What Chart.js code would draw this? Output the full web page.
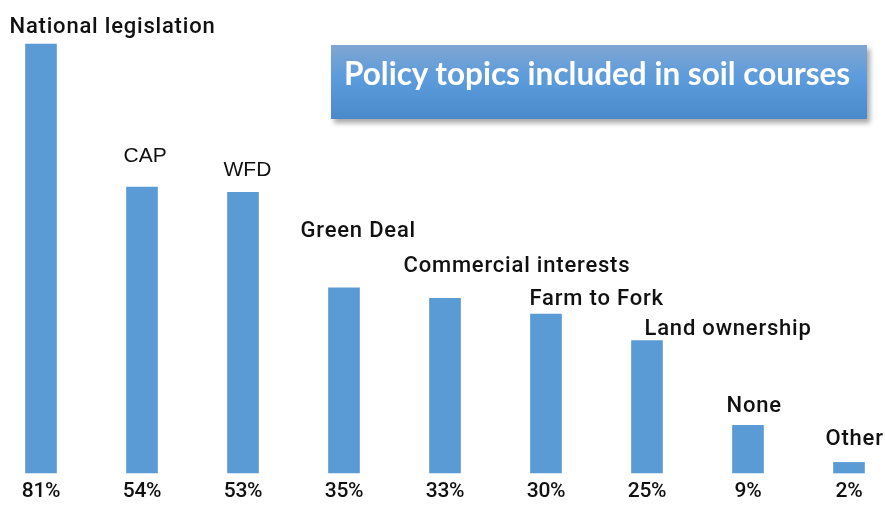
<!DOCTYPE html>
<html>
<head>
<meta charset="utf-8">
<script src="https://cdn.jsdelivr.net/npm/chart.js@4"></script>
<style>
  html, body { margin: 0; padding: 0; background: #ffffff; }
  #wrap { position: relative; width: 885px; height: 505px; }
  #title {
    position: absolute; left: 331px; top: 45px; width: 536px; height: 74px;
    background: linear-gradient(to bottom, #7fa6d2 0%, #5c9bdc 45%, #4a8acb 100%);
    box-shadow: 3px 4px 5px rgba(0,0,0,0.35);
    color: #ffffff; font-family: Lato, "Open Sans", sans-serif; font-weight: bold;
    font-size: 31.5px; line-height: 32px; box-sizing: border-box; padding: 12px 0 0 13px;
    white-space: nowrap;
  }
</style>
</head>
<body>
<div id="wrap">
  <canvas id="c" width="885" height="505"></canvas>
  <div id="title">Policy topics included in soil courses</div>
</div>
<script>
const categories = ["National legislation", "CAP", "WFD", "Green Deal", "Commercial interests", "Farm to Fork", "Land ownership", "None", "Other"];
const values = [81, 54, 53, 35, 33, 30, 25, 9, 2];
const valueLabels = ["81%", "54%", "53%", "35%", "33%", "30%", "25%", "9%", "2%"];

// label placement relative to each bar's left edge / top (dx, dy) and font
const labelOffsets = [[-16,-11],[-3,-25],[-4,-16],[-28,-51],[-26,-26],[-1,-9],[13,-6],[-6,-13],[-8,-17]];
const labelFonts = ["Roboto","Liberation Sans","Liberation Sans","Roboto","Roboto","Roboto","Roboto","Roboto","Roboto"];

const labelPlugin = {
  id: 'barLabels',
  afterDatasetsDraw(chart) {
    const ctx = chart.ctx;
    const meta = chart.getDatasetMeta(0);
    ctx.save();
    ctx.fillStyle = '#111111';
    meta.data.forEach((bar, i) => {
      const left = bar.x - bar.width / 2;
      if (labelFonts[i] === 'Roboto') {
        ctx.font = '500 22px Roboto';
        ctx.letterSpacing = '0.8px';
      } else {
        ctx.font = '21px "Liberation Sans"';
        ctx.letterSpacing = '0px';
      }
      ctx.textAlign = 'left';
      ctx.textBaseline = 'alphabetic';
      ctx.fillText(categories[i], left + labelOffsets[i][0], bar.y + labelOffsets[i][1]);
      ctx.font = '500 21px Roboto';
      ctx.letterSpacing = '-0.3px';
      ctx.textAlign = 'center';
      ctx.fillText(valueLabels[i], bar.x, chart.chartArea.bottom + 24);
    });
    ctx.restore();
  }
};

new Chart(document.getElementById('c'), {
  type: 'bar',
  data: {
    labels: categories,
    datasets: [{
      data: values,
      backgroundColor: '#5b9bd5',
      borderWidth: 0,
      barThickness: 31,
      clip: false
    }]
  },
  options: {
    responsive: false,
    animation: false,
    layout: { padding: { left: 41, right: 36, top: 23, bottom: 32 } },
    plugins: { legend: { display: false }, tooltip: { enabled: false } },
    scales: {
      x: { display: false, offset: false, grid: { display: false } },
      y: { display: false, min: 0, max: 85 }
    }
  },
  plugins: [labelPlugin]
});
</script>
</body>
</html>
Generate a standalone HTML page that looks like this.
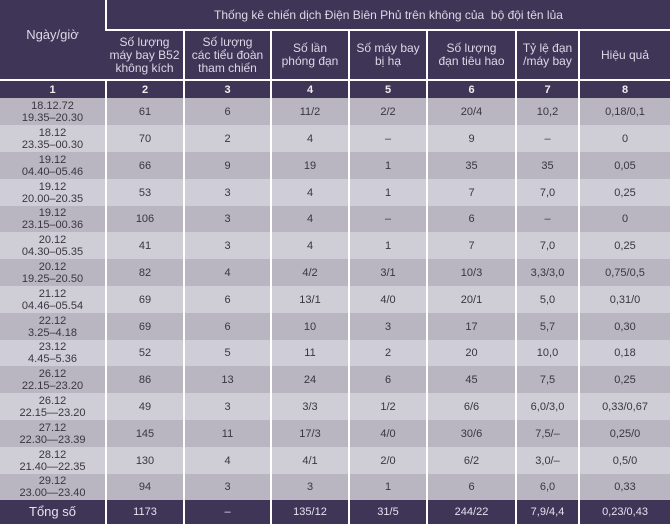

• WHAT IS EXPECTED:
Reproduce every record word for word. The copy must contain no pictures.

• RESULT:
What Chart.js code would draw this? Output the full web page.
<!DOCTYPE html>
<html>
<head>
<meta charset="utf-8">
<script src="https://cdn.jsdelivr.net/npm/chart.js@4"></script>
<style>
  html, body { margin: 0; padding: 0; background: #ffffff; }
  #wrap { position: relative; width: 885px; height: 505px; }
  #title {
    position: absolute; left: 331px; top: 45px; width: 536px; height: 74px;
    background: linear-gradient(to bottom, #7fa6d2 0%, #5c9bdc 45%, #4a8acb 100%);
    box-shadow: 3px 4px 5px rgba(0,0,0,0.35);
    color: #ffffff; font-family: Lato, "Open Sans", sans-serif; font-weight: bold;
    font-size: 31.5px; line-height: 32px; box-sizing: border-box; padding: 12px 0 0 13px;
    white-space: nowrap;
  }
</style>
</head>
<body>
<div id="wrap">
  <canvas id="c" width="885" height="505"></canvas>
  <div id="title">Policy topics included in soil courses</div>
</div>
<script>
const categories = ["National legislation", "CAP", "WFD", "Green Deal", "Commercial interests", "Farm to Fork", "Land ownership", "None", "Other"];
const values = [81, 54, 53, 35, 33, 30, 25, 9, 2];
const valueLabels = ["81%", "54%", "53%", "35%", "33%", "30%", "25%", "9%", "2%"];

// label placement relative to each bar's left edge / top (dx, dy) and font
const labelOffsets = [[-16,-11],[-3,-25],[-4,-16],[-28,-51],[-26,-26],[-1,-9],[13,-6],[-6,-13],[-8,-17]];
const labelFonts = ["Roboto","Liberation Sans","Liberation Sans","Roboto","Roboto","Roboto","Roboto","Roboto","Roboto"];

const labelPlugin = {
  id: 'barLabels',
  afterDatasetsDraw(chart) {
    const ctx = chart.ctx;
    const meta = chart.getDatasetMeta(0);
    ctx.save();
    ctx.fillStyle = '#111111';
    meta.data.forEach((bar, i) => {
      const left = bar.x - bar.width / 2;
      if (labelFonts[i] === 'Roboto') {
        ctx.font = '500 22px Roboto';
        ctx.letterSpacing = '0.8px';
      } else {
        ctx.font = '21px "Liberation Sans"';
        ctx.letterSpacing = '0px';
      }
      ctx.textAlign = 'left';
      ctx.textBaseline = 'alphabetic';
      ctx.fillText(categories[i], left + labelOffsets[i][0], bar.y + labelOffsets[i][1]);
      ctx.font = '500 21px Roboto';
      ctx.letterSpacing = '-0.3px';
      ctx.textAlign = 'center';
      ctx.fillText(valueLabels[i], bar.x, chart.chartArea.bottom + 24);
    });
    ctx.restore();
  }
};

new Chart(document.getElementById('c'), {
  type: 'bar',
  data: {
    labels: categories,
    datasets: [{
      data: values,
      backgroundColor: '#5b9bd5',
      borderWidth: 0,
      barThickness: 31,
      clip: false
    }]
  },
  options: {
    responsive: false,
    animation: false,
    layout: { padding: { left: 41, right: 36, top: 23, bottom: 32 } },
    plugins: { legend: { display: false }, tooltip: { enabled: false } },
    scales: {
      x: { display: false, offset: false, grid: { display: false } },
      y: { display: false, min: 0, max: 85 }
    }
  },
  plugins: [labelPlugin]
});
</script>
</body>
</html>
Generate a standalone HTML page that looks like this.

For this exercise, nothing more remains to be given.